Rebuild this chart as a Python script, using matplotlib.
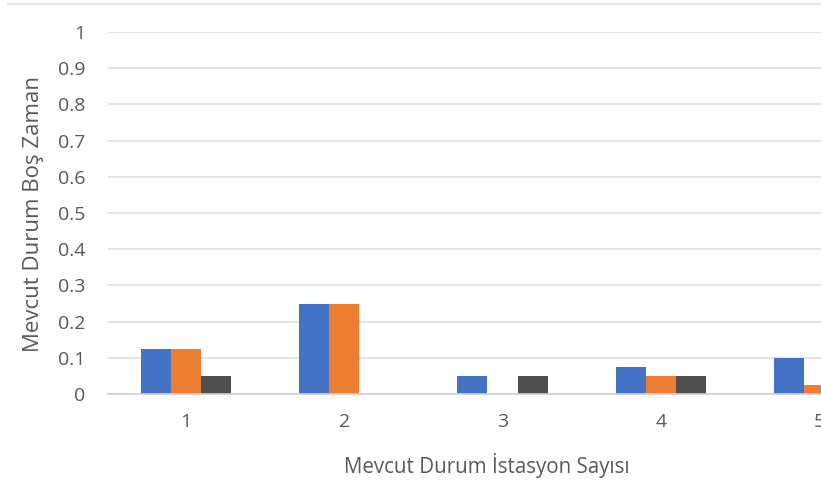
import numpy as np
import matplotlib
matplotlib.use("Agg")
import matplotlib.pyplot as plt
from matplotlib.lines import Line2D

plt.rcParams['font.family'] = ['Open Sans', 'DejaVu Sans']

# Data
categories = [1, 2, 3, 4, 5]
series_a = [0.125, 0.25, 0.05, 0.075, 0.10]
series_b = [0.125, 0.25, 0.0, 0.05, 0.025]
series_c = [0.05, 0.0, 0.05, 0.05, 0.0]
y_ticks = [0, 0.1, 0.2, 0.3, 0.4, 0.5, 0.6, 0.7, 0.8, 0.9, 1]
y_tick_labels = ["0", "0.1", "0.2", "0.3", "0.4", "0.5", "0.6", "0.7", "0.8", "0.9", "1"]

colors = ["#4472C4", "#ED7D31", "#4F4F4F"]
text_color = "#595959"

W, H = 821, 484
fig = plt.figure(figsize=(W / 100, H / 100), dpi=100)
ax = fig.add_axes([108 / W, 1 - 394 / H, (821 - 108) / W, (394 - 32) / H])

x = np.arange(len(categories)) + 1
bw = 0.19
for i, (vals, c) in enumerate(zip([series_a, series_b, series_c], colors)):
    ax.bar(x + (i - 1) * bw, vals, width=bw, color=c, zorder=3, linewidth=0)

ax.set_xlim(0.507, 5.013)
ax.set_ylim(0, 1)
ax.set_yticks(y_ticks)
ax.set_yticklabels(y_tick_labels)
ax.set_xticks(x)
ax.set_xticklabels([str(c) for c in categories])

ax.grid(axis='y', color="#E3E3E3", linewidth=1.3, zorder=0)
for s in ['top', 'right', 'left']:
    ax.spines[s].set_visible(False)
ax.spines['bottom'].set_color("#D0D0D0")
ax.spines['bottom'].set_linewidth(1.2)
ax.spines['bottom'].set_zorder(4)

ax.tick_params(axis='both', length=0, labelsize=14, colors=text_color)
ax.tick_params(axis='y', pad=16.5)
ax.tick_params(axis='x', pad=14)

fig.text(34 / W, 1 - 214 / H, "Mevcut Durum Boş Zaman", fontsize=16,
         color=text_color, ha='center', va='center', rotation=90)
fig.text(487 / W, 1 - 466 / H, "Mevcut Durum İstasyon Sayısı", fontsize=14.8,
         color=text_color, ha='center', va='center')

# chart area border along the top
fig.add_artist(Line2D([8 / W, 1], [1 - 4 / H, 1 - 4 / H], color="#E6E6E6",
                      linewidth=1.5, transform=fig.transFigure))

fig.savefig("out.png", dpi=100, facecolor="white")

══════

Work to be completed – Print the whole listing above once more, word for word, without its pictures.

Task result –
Rebuild this chart as a Python script, using matplotlib.
import numpy as np
import matplotlib
matplotlib.use("Agg")
import matplotlib.pyplot as plt
from matplotlib.lines import Line2D

plt.rcParams['font.family'] = ['Open Sans', 'DejaVu Sans']

# Data
categories = [1, 2, 3, 4, 5]
series_a = [0.125, 0.25, 0.05, 0.075, 0.10]
series_b = [0.125, 0.25, 0.0, 0.05, 0.025]
series_c = [0.05, 0.0, 0.05, 0.05, 0.0]
y_ticks = [0, 0.1, 0.2, 0.3, 0.4, 0.5, 0.6, 0.7, 0.8, 0.9, 1]
y_tick_labels = ["0", "0.1", "0.2", "0.3", "0.4", "0.5", "0.6", "0.7", "0.8", "0.9", "1"]

colors = ["#4472C4", "#ED7D31", "#4F4F4F"]
text_color = "#595959"

W, H = 821, 484
fig = plt.figure(figsize=(W / 100, H / 100), dpi=100)
ax = fig.add_axes([108 / W, 1 - 394 / H, (821 - 108) / W, (394 - 32) / H])

x = np.arange(len(categories)) + 1
bw = 0.19
for i, (vals, c) in enumerate(zip([series_a, series_b, series_c], colors)):
    ax.bar(x + (i - 1) * bw, vals, width=bw, color=c, zorder=3, linewidth=0)

ax.set_xlim(0.507, 5.013)
ax.set_ylim(0, 1)
ax.set_yticks(y_ticks)
ax.set_yticklabels(y_tick_labels)
ax.set_xticks(x)
ax.set_xticklabels([str(c) for c in categories])

ax.grid(axis='y', color="#E3E3E3", linewidth=1.3, zorder=0)
for s in ['top', 'right', 'left']:
    ax.spines[s].set_visible(False)
ax.spines['bottom'].set_color("#D0D0D0")
ax.spines['bottom'].set_linewidth(1.2)
ax.spines['bottom'].set_zorder(4)

ax.tick_params(axis='both', length=0, labelsize=14, colors=text_color)
ax.tick_params(axis='y', pad=16.5)
ax.tick_params(axis='x', pad=14)

fig.text(34 / W, 1 - 214 / H, "Mevcut Durum Boş Zaman", fontsize=16,
         color=text_color, ha='center', va='center', rotation=90)
fig.text(487 / W, 1 - 466 / H, "Mevcut Durum İstasyon Sayısı", fontsize=14.8,
         color=text_color, ha='center', va='center')

# chart area border along the top
fig.add_artist(Line2D([8 / W, 1], [1 - 4 / H, 1 - 4 / H], color="#E6E6E6",
                      linewidth=1.5, transform=fig.transFigure))

fig.savefig("out.png", dpi=100, facecolor="white")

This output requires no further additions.